#### [DIRECTIONS]
Please list all lines of the material below in which the string "source" occurs.

(A block of data)
::::::

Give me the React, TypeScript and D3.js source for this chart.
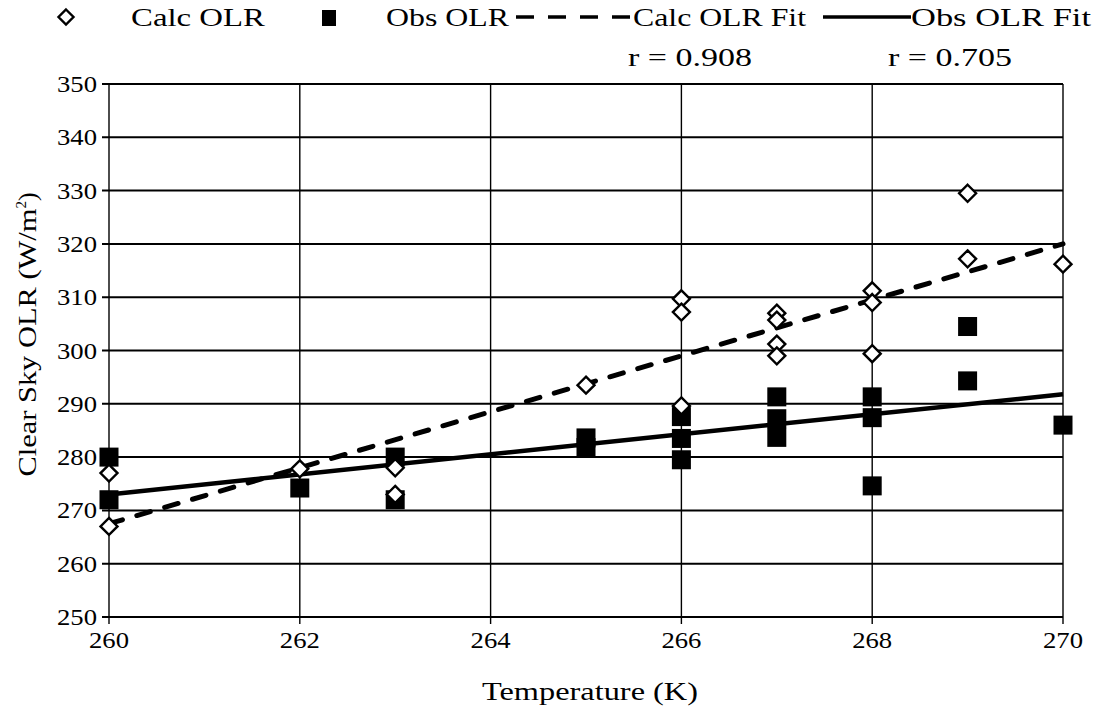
import React from "react";
import * as d3 from "d3";

// Surface temperature (K) for each sample
const calcTemp = [260, 260, 262, 263, 263, 265, 266, 266, 266, 267, 267, 267, 267, 268, 268, 268, 269, 269, 270];
// Calculated clear-sky OLR (W/m²)
const calcOlr = [277, 267, 277.8, 278, 273, 293.5, 309.7, 307.2, 289.6, 307, 305.7, 301.2, 299, 311.2, 309, 299.4, 329.5, 317.2, 316.2];

const obsTemp = [260, 260, 262, 263, 263, 265, 265, 266, 266, 266, 267, 267, 267, 268, 268, 268, 269, 269, 270];
// Observed clear-sky OLR (W/m²)
const obsOlr = [280, 272, 274.2, 280, 272, 283.6, 281.8, 287.6, 283.5, 279.5, 291.3, 287.2, 283.7, 291.3, 287.4, 274.6, 304.5, 294.3, 286];

// Linear fits: [temperature, OLR] at the ends of the range
const calcFit: [number, number][] = [[260, 267.5], [270, 320]];
const obsFit: [number, number][] = [[260, 273], [270, 291.8]];
const calcR = "r = 0.908";
const obsR = "r = 0.705";

const xTicks = [260, 262, 264, 266, 268, 270];
const yTicks = [250, 260, 270, 280, 290, 300, 310, 320, 330, 340, 350];

const W = 1113;
const H = 719;
const FONT = "'Liberation Serif', 'Times New Roman', serif";

// wide-set serif text, stretched to a given run length
function T(props: { x: number; y: number; len: number; anchor?: string; size?: number; children: React.ReactNode; transform?: string }) {
  const { x, y, len, anchor = "start", size = 25, children, transform } = props;
  return (
    <text
      x={x}
      y={y}
      textAnchor={anchor}
      fontFamily={FONT}
      fontSize={size}
      textLength={len}
      lengthAdjust="spacingAndGlyphs"
      transform={transform}
    >
      {children}
    </text>
  );
}

export default function App() {
  const x = d3.scaleLinear().domain([260, 270]).range([109, 1063]);
  const y = d3.scaleLinear().domain([250, 350]).range([617, 84]);
  const line = d3.line<[number, number]>().x((d) => x(d[0])).y((d) => y(d[1]));
  const diamond = (cx: number, cy: number, r: number) =>
    `M${cx},${cy - r}L${cx + r},${cy}L${cx},${cy + r}L${cx - r},${cy}Z`;

  return (
    <svg width={W} height={H} style={{ position: "absolute", left: 0, top: 0, background: "#fff" }}>
      <rect width={W} height={H} fill="#fff" />
      {/* grid */}
      {yTicks.map((t) => (
        <line key={"gy" + t} x1={x(260) - 7} x2={x(270)} y1={y(t)} y2={y(t)} stroke="#000" strokeWidth={2} />
      ))}
      {xTicks.map((t) => (
        <line key={"gx" + t} x1={x(t)} x2={x(t)} y1={y(350)} y2={y(250) + 7} stroke="#000" strokeWidth={1.4} />
      ))}
      {/* fit lines */}
      <path d={line(calcFit) ?? ""} fill="none" stroke="#000" strokeWidth={5} strokeDasharray="14 15" strokeLinecap="round" />
      <path d={line(obsFit) ?? ""} fill="none" stroke="#000" strokeWidth={4.5} />
      {/* observed */}
      {obsTemp.map((t, i) => (
        <rect key={"o" + i} x={x(t) - 9.5} y={y(obsOlr[i]) - 9.5} width={19} height={19} fill="#000" />
      ))}
      {/* calculated */}
      {calcTemp.map((t, i) => (
        <path key={"c" + i} d={diamond(x(t), y(calcOlr[i]), 8.5)} fill="#fff" stroke="#000" strokeWidth={2.4} />
      ))}
      {/* tick labels */}
      {yTicks.map((t) => (
        <T key={"ly" + t} x={97} y={y(t) + 8} len={40} anchor="end" size={24}>
          {t}
        </T>
      ))}
      {xTicks.map((t) => (
        <T key={"lx" + t} x={x(t)} y={648} len={40} anchor="middle" size={24}>
          {t}
        </T>
      ))}
      <T x={590} y={700} len={216} anchor="middle" size={26}>
        Temperature (K)
      </T>
      <text transform={`translate(36,${y(300) - 16}) rotate(-90)`} textAnchor="middle" fontFamily={FONT} fontSize={26}>
        <tspan textLength={268} lengthAdjust="spacingAndGlyphs">Clear Sky OLR (W/m</tspan>
        <tspan dy="-10" fontSize={15}>2</tspan>
        <tspan dy="10">)</tspan>
      </text>
      {/* r values */}
      <T x={690} y={66} len={124} anchor="middle">{calcR}</T>
      <T x={950} y={66} len={124} anchor="middle">{obsR}</T>
      {/* legend */}
      <path d={diamond(66, 17, 7.5)} fill="#fff" stroke="#000" strokeWidth={2.4} />
      <T x={131} y={26} len={134}>Calc OLR</T>
      <rect x={322} y={10} width={14} height={16} fill="#000" />
      <T x={386} y={26} len={123}>Obs OLR</T>
      <line x1={516} x2={632} y1={17} y2={17} stroke="#000" strokeWidth={3.5} strokeDasharray="18 14" />
      <T x={633} y={26} len={173}>Calc OLR Fit</T>
      <line x1={823} x2={911} y1={17} y2={17} stroke="#000" strokeWidth={3.5} />
      <T x={911} y={26} len={180}>Obs OLR Fit</T>
    </svg>
  );
}
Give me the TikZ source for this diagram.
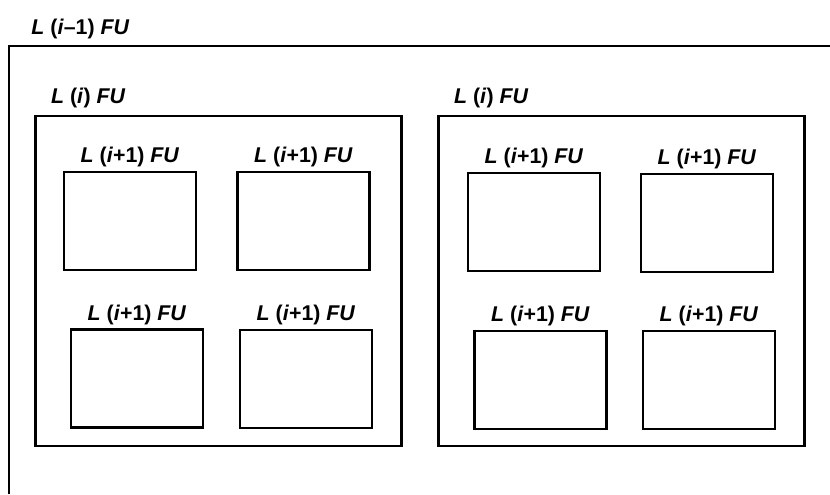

::::::

#### [EXERCISE RESPONSE]
Give me the React, TypeScript and D3.js source for this chart.
Give me the TikZ source for this diagram.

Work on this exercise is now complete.